To estimate the empirical probability of a loaded coin, we can flip it 10 times for a first robust estimate. This may be an acceptable trade-off between precision and effort.
However, if you want 10x or 100x more precision, flip it 100 or 1000 times instead. Simple but tedious, requiring orders of magnitude more effort. Fancy math won’t help if precision is needed, but automation would.
Going the opposite way, one can hack malleable Bayesian statistics to reduce effort. Wikipedia explains Bayesian probabilities of a prediction as a “degree of confidence” of an “orderly opinion” to be incrementally revised by data. As an extreme illustration, we can guestimate some prior probability, say, p1 = 0.5678, then incorporate one coin flip — a Head or 1.0 — as an average to derive the posterior probability of p2 = 0.7839. Just one flip and done! But you get what you pay for.

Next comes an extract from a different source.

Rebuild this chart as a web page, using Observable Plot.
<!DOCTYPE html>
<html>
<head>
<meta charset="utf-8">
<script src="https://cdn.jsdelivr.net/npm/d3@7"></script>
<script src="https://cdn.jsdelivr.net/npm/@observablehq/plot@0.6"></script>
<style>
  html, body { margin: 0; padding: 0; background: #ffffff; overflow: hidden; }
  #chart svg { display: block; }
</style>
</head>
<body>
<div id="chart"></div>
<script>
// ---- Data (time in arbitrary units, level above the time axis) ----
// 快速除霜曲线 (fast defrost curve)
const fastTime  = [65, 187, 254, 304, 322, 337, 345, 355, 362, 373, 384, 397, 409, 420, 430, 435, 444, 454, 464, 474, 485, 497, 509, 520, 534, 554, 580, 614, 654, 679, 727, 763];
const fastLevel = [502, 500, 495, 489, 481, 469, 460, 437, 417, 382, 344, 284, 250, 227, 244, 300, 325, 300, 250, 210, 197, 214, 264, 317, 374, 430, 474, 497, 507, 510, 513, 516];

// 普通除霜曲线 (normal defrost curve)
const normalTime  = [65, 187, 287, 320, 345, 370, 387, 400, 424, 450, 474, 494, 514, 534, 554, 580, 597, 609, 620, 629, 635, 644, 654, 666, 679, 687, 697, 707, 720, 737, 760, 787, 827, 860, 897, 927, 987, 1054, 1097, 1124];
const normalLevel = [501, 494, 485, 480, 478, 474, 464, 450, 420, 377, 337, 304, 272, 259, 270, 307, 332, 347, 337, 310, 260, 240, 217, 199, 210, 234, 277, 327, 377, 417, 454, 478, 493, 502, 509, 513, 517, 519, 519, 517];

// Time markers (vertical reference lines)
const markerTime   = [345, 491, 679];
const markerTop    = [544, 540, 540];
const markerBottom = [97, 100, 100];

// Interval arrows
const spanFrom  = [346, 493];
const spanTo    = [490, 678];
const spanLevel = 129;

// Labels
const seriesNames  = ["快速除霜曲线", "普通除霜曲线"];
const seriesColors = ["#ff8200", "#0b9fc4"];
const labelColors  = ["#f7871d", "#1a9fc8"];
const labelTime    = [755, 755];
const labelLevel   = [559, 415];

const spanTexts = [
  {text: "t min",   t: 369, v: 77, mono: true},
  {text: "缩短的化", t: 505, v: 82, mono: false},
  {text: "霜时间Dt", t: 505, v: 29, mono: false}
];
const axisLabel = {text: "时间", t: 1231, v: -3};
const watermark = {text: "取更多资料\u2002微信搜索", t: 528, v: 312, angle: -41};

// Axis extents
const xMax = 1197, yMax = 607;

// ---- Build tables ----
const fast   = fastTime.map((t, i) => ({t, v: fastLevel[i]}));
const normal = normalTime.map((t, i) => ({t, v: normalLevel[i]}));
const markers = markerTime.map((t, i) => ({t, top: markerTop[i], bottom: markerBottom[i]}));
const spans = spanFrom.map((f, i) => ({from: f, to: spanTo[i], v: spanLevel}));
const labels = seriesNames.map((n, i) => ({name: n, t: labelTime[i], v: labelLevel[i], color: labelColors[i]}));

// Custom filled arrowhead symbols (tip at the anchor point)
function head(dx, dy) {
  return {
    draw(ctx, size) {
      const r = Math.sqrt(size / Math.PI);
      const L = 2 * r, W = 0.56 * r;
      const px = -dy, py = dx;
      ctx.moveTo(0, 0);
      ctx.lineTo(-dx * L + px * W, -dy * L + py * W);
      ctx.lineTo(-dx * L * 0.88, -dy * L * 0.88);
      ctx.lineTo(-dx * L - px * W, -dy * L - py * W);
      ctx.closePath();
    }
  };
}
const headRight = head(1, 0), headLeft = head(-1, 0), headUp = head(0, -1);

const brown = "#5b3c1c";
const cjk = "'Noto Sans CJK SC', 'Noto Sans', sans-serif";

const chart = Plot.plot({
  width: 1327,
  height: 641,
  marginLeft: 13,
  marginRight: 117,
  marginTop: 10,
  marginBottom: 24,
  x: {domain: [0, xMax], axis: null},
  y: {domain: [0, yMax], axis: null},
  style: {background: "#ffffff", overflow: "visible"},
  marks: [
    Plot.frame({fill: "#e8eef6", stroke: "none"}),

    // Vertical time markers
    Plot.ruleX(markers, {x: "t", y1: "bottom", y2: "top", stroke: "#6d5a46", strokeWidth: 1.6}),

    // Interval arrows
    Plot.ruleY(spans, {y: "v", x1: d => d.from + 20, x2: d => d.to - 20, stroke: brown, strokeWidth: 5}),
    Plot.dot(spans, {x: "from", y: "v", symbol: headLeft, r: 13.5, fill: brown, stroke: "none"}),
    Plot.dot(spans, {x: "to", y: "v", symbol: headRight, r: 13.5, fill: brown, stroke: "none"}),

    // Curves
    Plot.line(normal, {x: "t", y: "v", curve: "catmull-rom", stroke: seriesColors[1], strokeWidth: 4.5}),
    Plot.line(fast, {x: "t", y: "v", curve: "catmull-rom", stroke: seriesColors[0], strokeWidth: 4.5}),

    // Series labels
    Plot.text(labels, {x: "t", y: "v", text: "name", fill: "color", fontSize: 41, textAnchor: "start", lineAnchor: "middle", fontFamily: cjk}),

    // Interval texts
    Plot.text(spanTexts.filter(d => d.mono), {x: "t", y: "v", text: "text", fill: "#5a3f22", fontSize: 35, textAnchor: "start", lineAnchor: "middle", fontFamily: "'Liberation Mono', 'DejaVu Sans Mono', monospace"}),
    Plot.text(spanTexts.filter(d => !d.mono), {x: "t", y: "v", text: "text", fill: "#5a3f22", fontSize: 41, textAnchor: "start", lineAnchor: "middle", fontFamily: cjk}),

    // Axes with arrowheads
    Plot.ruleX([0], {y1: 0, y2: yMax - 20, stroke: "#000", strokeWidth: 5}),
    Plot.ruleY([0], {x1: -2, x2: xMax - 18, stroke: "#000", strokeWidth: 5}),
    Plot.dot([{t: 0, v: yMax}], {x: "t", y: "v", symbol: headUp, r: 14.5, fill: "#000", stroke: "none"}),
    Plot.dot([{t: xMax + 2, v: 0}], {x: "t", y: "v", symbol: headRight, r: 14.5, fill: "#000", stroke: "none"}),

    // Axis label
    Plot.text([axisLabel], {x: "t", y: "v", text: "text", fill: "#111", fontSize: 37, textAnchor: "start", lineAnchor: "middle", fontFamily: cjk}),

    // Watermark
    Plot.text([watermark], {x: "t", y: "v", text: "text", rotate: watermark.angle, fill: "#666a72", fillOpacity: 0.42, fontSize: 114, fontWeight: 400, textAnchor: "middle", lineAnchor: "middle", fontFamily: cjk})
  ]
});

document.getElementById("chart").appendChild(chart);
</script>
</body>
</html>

To be sure, Bayesian analysis was a major advance in statistical thinking. However, its flexibility and complexity make models both tricky get right by the author and to analyze by users. As well, Bayesian “degrees of confidence” scores are too easily confused with true probabilities leading to subtly wrong answers. The result is that many who publish such models may not fully understand them, while users find them difficult to validate.
To summarize, it can take 100x to 1000x more effort to derive precise truths than informed opinions. This is why a high-end SORCERER can crunch for days while a PC program takes minutes on the same data. And why SORCERER results are often boringly robust.
In practice, the “prior probability” can serve as a fudge factor to tune a Bayesian model to over-fit specific datasets for publication and common benchmarks. Such software is expected to excel in specific situations but yield subpar results otherwise. This explains many labs’ observation that the same software can unpredictably produce good or semi-random results.
Simple test for robustness
The above arguments may seem theoretical, but there’s nothing abstract about sending flawed results to your research customers.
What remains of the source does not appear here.